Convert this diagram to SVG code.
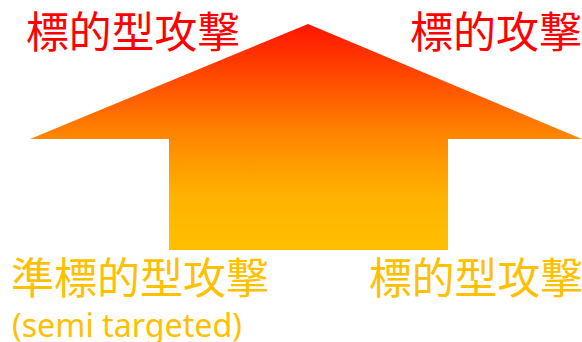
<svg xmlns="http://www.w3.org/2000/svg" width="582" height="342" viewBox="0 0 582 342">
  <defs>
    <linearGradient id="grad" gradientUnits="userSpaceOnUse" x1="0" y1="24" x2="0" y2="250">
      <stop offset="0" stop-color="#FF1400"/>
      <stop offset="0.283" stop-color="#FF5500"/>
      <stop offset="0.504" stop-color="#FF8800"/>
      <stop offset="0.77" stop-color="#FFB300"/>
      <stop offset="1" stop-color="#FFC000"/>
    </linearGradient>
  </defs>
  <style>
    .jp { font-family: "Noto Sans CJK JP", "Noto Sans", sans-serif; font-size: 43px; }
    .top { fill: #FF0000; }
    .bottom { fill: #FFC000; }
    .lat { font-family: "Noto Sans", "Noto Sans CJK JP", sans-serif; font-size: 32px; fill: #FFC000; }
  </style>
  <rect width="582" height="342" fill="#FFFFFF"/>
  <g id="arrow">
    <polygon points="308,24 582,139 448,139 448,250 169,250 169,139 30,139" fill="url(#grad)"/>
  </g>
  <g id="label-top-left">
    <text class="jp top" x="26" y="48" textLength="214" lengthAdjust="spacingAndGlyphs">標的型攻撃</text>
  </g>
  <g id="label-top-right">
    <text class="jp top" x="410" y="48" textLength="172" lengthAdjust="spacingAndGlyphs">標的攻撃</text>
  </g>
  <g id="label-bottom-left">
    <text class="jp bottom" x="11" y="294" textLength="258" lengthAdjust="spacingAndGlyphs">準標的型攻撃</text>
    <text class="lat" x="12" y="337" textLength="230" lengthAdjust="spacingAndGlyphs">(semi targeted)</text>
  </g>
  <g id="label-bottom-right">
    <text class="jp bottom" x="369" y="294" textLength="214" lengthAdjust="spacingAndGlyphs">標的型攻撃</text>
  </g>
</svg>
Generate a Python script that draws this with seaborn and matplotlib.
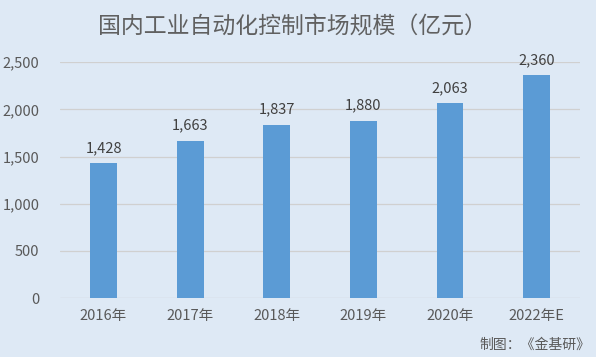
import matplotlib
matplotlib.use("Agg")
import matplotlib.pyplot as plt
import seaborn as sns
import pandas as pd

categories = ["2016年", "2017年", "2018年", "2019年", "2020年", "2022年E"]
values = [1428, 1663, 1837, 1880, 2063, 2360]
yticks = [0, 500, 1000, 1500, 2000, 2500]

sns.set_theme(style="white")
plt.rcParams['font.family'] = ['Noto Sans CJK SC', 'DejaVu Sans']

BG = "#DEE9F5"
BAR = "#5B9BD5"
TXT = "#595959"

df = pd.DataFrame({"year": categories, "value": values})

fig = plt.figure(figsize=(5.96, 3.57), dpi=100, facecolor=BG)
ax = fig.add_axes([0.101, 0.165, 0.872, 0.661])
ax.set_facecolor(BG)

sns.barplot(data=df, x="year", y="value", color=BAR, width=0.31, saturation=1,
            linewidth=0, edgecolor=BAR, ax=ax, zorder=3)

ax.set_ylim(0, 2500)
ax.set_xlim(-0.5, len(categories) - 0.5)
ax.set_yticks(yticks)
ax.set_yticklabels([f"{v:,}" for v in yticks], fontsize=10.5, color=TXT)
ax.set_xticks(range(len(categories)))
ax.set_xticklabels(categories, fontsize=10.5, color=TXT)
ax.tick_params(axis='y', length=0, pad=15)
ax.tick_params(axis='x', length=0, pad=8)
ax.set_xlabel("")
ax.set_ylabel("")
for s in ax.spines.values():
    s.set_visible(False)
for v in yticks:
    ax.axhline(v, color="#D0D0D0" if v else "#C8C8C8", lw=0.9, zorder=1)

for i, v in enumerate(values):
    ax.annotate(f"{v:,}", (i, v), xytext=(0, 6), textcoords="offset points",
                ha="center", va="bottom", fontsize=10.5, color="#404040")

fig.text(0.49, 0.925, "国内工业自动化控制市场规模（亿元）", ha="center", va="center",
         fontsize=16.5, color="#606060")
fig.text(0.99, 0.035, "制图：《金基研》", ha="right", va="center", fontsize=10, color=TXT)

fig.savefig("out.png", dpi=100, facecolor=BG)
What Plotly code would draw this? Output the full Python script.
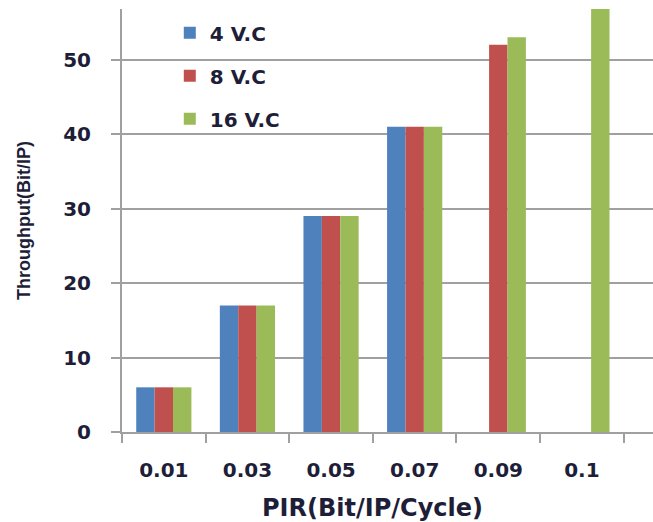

WHAT YOU HAVE TO DO = Word for word, quote the full listing, omitting every picture.

EXERCISE RESPONSE =
Convert this diagram to SVG code.
<svg xmlns="http://www.w3.org/2000/svg" width="582" height="342" viewBox="0 0 582 342">
  <defs>
    <linearGradient id="grad" gradientUnits="userSpaceOnUse" x1="0" y1="24" x2="0" y2="250">
      <stop offset="0" stop-color="#FF1400"/>
      <stop offset="0.283" stop-color="#FF5500"/>
      <stop offset="0.504" stop-color="#FF8800"/>
      <stop offset="0.77" stop-color="#FFB300"/>
      <stop offset="1" stop-color="#FFC000"/>
    </linearGradient>
  </defs>
  <style>
    .jp { font-family: "Noto Sans CJK JP", "Noto Sans", sans-serif; font-size: 43px; }
    .top { fill: #FF0000; }
    .bottom { fill: #FFC000; }
    .lat { font-family: "Noto Sans", "Noto Sans CJK JP", sans-serif; font-size: 32px; fill: #FFC000; }
  </style>
  <rect width="582" height="342" fill="#FFFFFF"/>
  <g id="arrow">
    <polygon points="308,24 582,139 448,139 448,250 169,250 169,139 30,139" fill="url(#grad)"/>
  </g>
  <g id="label-top-left">
    <text class="jp top" x="26" y="48" textLength="214" lengthAdjust="spacingAndGlyphs">標的型攻撃</text>
  </g>
  <g id="label-top-right">
    <text class="jp top" x="410" y="48" textLength="172" lengthAdjust="spacingAndGlyphs">標的攻撃</text>
  </g>
  <g id="label-bottom-left">
    <text class="jp bottom" x="11" y="294" textLength="258" lengthAdjust="spacingAndGlyphs">準標的型攻撃</text>
    <text class="lat" x="12" y="337" textLength="230" lengthAdjust="spacingAndGlyphs">(semi targeted)</text>
  </g>
  <g id="label-bottom-right">
    <text class="jp bottom" x="369" y="294" textLength="214" lengthAdjust="spacingAndGlyphs">標的型攻撃</text>
  </g>
</svg>
Generate a Python script that draws this with seaborn and matplotlib.
import matplotlib
matplotlib.use("Agg")
import matplotlib.pyplot as plt
import seaborn as sns
import pandas as pd

categories = ["2016年", "2017年", "2018年", "2019年", "2020年", "2022年E"]
values = [1428, 1663, 1837, 1880, 2063, 2360]
yticks = [0, 500, 1000, 1500, 2000, 2500]

sns.set_theme(style="white")
plt.rcParams['font.family'] = ['Noto Sans CJK SC', 'DejaVu Sans']

BG = "#DEE9F5"
BAR = "#5B9BD5"
TXT = "#595959"

df = pd.DataFrame({"year": categories, "value": values})

fig = plt.figure(figsize=(5.96, 3.57), dpi=100, facecolor=BG)
ax = fig.add_axes([0.101, 0.165, 0.872, 0.661])
ax.set_facecolor(BG)

sns.barplot(data=df, x="year", y="value", color=BAR, width=0.31, saturation=1,
            linewidth=0, edgecolor=BAR, ax=ax, zorder=3)

ax.set_ylim(0, 2500)
ax.set_xlim(-0.5, len(categories) - 0.5)
ax.set_yticks(yticks)
ax.set_yticklabels([f"{v:,}" for v in yticks], fontsize=10.5, color=TXT)
ax.set_xticks(range(len(categories)))
ax.set_xticklabels(categories, fontsize=10.5, color=TXT)
ax.tick_params(axis='y', length=0, pad=15)
ax.tick_params(axis='x', length=0, pad=8)
ax.set_xlabel("")
ax.set_ylabel("")
for s in ax.spines.values():
    s.set_visible(False)
for v in yticks:
    ax.axhline(v, color="#D0D0D0" if v else "#C8C8C8", lw=0.9, zorder=1)

for i, v in enumerate(values):
    ax.annotate(f"{v:,}", (i, v), xytext=(0, 6), textcoords="offset points",
                ha="center", va="bottom", fontsize=10.5, color="#404040")

fig.text(0.49, 0.925, "国内工业自动化控制市场规模（亿元）", ha="center", va="center",
         fontsize=16.5, color="#606060")
fig.text(0.99, 0.035, "制图：《金基研》", ha="right", va="center", fontsize=10, color=TXT)

fig.savefig("out.png", dpi=100, facecolor=BG)
What Plotly code would draw this? Output the full Python script.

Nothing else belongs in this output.